Heron Pond Elementary School
Milford, NH
The Heron Pond Elementary School was designed to bring some of the advantages of team teaching found in middle schools to the elementary level. The 700 student school is broken down into six suites of classrooms, each containing five regular classrooms, a corridor “common area”, a staff workroom and a resource room. This allows each group of 115 students and their teachers to have an identity.
The core spaces, including the gym, office, cafeteria, and media center, are able to be isolated from the classroom areas for community night use. To keep all classrooms close to the common spaces, a courtyard and circular corridor layout were used. The courtyard also allows light into the heart of the building, resulting in a bright, airy school.
The building massing is broken down into several smaller units, each with its own pitched roof. This gives the relatively large structure a scale more inviting and comforting to a 3rd grader. The overall impression of the school is that of a village of houses, not an impersonal institutional structure. This theme is carried through to the two story classroom wings with dormers and double hung windows.

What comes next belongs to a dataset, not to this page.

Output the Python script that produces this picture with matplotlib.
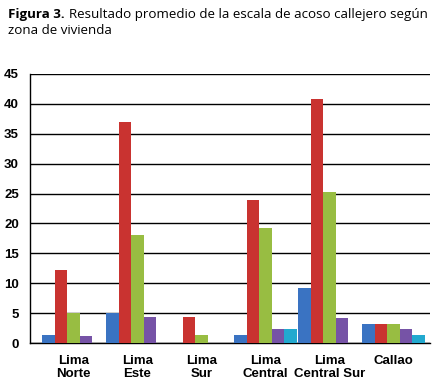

The building committee requested a school with sloping roofs wherever possible. We took advantage of this opportunity to open up the ceilings to the high roof planes, creating groups of 2nd floor classrooms that are connected visually at their upper level, with concrete block below to focus student attention inside the classroom. Ridge skylights at the center of these classroom clusters allow natural daylight to stream into all the classrooms from above. Colorful acoustic panels, ductwork, hollow metal frames, and swooping kites installed by our office complete what are some of the most interesting teaching spaces we’ve designed.